Generating feature sets for fault diagnosis using denoising stacked auto-encoder

Recent advancements in sensor technologies and data driven model based techniques have made intelligent diagnostic systems prominent in machine maintenance frameworks of industries. The performance of such systems immensely relies upon the quality of features extracted and the classifier model learned. Traditionally features were handcrafted, where engineers would manually design them with statistical parameters and signal transforms based energy distribution analysis. Recently, deep learning techniques have shown new ways of obtaining useful feature representation that provide state of the art results in image and speech processing applications. This paper first presents a brief survey of traditional handcrafted features and later presents a short analysis of handcrafted features v/s features learned by deep neural networks (DNN), for doing fault diagnosis.
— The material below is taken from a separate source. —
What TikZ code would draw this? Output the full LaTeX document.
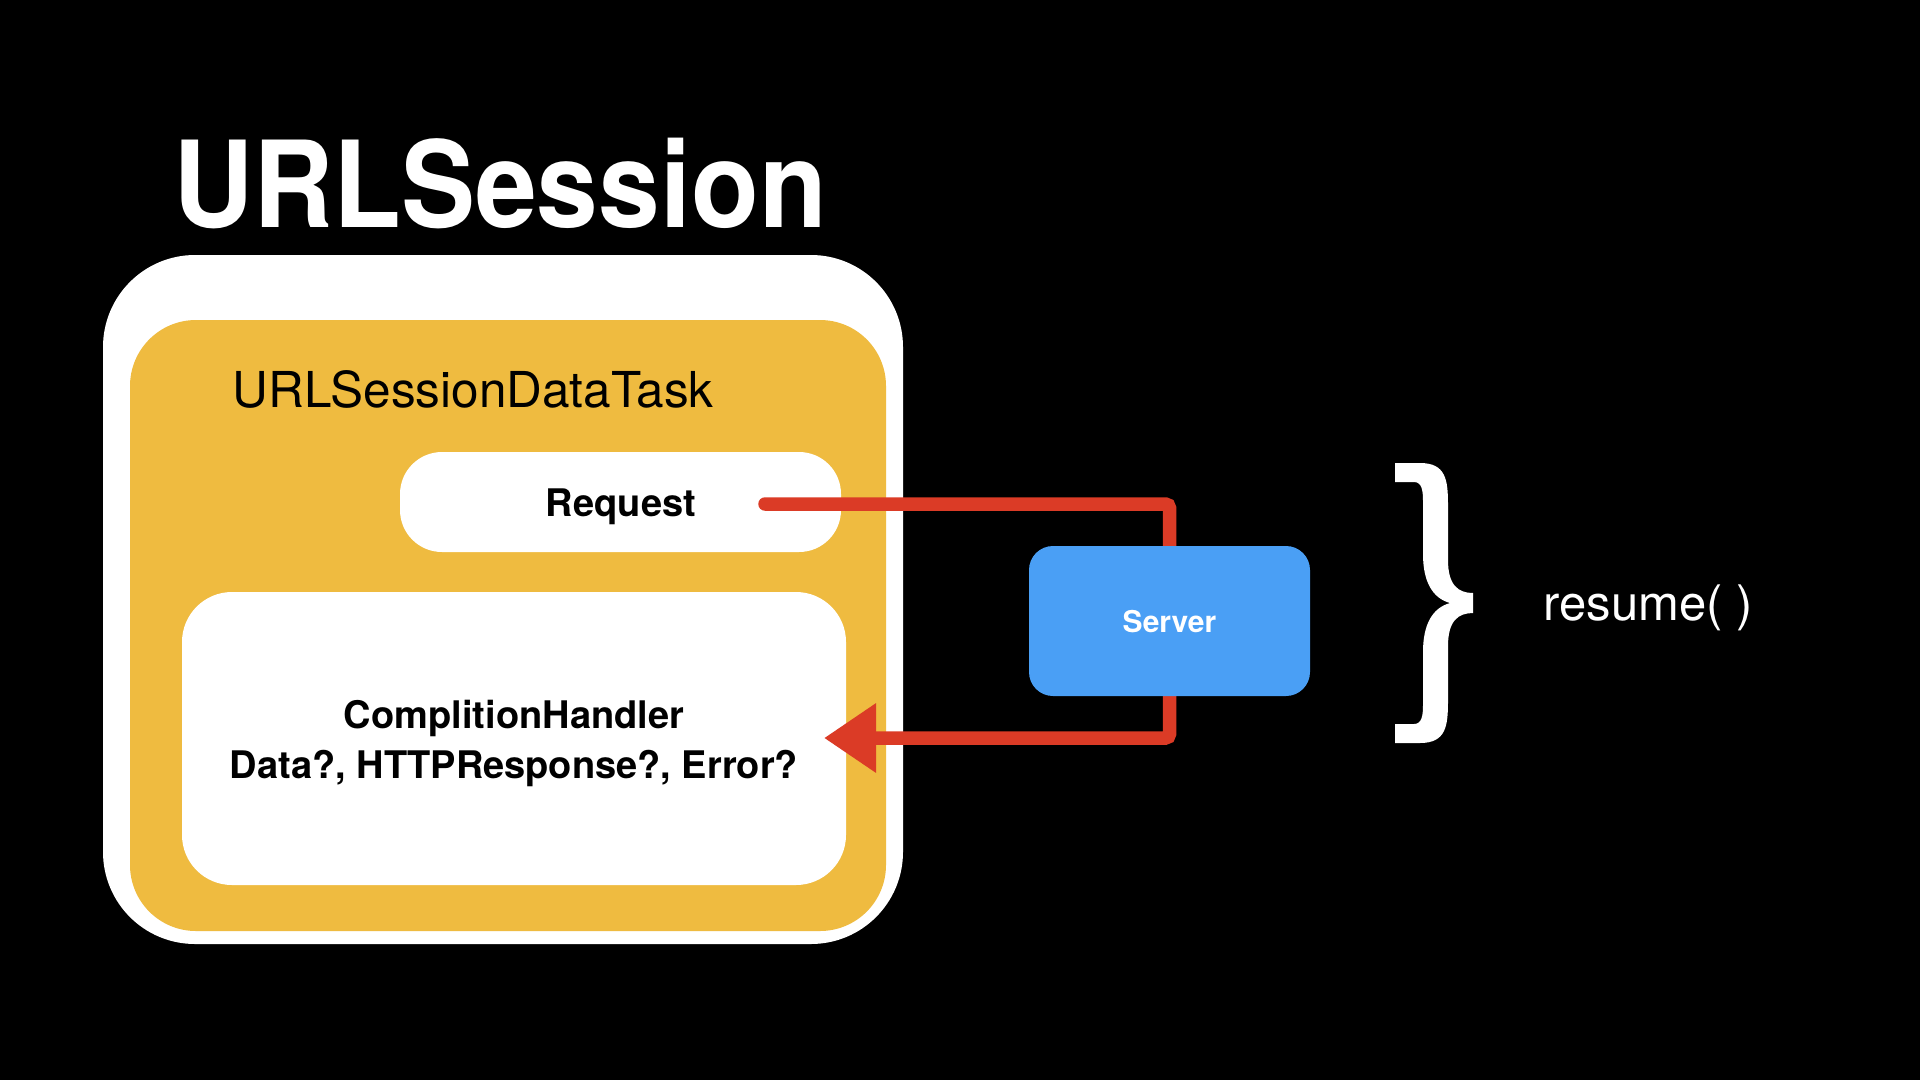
\documentclass[tikz,border=0pt]{standalone}
\usepackage{fontspec}
\setmainfont{TeX Gyre Heros}
\usetikzlibrary{arrows.meta}
\definecolor{taskyellow}{RGB}{239,187,64}
\definecolor{linered}{RGB}{219,59,38}
\definecolor{serverblue}{RGB}{74,159,245}
\pgfdeclarelayer{front}
\pgfsetlayers{main,front}
\tikzset{
  panel/.style={draw=none, inner sep=0pt, outer sep=0pt},
  redline/.style={draw=linered, line width=13.5pt},
  boldtext/.style={font=\fontsize{38}{50}\selectfont\bfseries, text=black, align=center, inner sep=0pt},
}
\begin{document}
\begin{tikzpicture}[x=1pt,y=-1pt]
\fill[black] (0,0) rectangle (1920,1080);
\useasboundingbox (0,0) rectangle (1920,1080);

% title
\node[anchor=base, inner sep=0pt, text=white, font=\fontsize{120}{130}\selectfont\bfseries] (title) at (500,227) {\scalebox{0.925}[1]{URLSession}};

% boxes
\node[panel, fill=white, rounded corners=92pt, minimum width=800pt, minimum height=689pt] (session) at (503,599.5) {};
\node[panel, fill=taskyellow, rounded corners=66pt, minimum width=756pt, minimum height=611pt] (task) at (508,625.5) {};
\node[panel, fill=white, rounded corners=42pt, minimum width=441pt, minimum height=100pt] (request) at (620.5,502) {};
\node[panel, fill=white, rounded corners=50pt, minimum width=664pt, minimum height=293pt] (handler) at (514,738.5) {};

% texts
\node[anchor=base, inner sep=0pt, text=black, font=\fontsize{49.5}{56}\selectfont] (tasklabel) at (473,407) {URLSessionDataTask};
\node[anchor=base, boldtext] (reqlabel) at (621,516) {Request};
\node[anchor=base, boldtext] (handlerlabel1) at (514,728) {ComplitionHandler};
\node[anchor=base, boldtext] (handlerlabel2) at (514,778) {Data?, HTTPResponse?, Error?};

% server (on the front layer, above the connectors)
\begin{pgfonlayer}{front}
\node[panel, fill=serverblue, rounded corners=24pt, minimum width=281pt, minimum height=150pt] (server) at (1169.5,621) {};
\node[anchor=base, inner sep=0pt, text=white, font=\fontsize{30}{36}\selectfont\bfseries] (serverlabel) at (1169.5,632) {Server};
\end{pgfonlayer}

% connectors
\coordinate (reqstart) at (765,504);
\coordinate (tip) at (824,738);
\draw[redline, line cap=round, rounded corners=4pt] (reqstart) -| (server.north);
\draw[redline, rounded corners=4pt, -{Triangle[length=52pt,width=66pt]}] (server.south) |- (tip);

% brace
\fill[white] (1395,463) -- (1420,463) .. controls (1446,463) and (1448,480) .. (1448,505)
  -- (1448,560) .. controls (1448,585) and (1458,593) .. (1473,593)
  -- (1473,613) .. controls (1458,613) and (1448,621) .. (1448,646)
  -- (1448,701) .. controls (1448,726) and (1446,743) .. (1420,743)
  -- (1395,743) -- (1395,724) -- (1414,724) .. controls (1422,724) and (1423,715) .. (1423,705)
  -- (1423,652) .. controls (1423,625) and (1432,608) .. (1450,603)
  .. controls (1432,598) and (1423,581) .. (1423,554)
  -- (1423,501) .. controls (1423,491) and (1422,482) .. (1414,482)
  -- (1395,482) -- cycle;

\node[anchor=base, inner sep=0pt, text=white, font=\fontsize{49}{56}\selectfont] (resume) at (1648,620) {resume( )};
\end{tikzpicture}
\end{document}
The DNN based features in this paper were generated in 3 phases: 1) extracted handcrafted features using traditional techniques 2) initialized the weights of DNN by learning de-noising sparse auto-encoders with the handcrafted features in unsupervised fashion and 3) applied two generic fine tuning heuristics that tailor DNN's weights to give good classification performance. The experimentation and analysis were performed on 5 datasets: one each on Air compressor monitoring, Drill bit monitoring and Steel plate monitoring, and two on bearing fault monitoring data. The results clearly show the prospects of DNN obtaining good feature representations and good classification performance. Further, it also finds that Fast Fourier Transform based features with DNN are more suited for Support Vector Machine as classifier than Random Forest.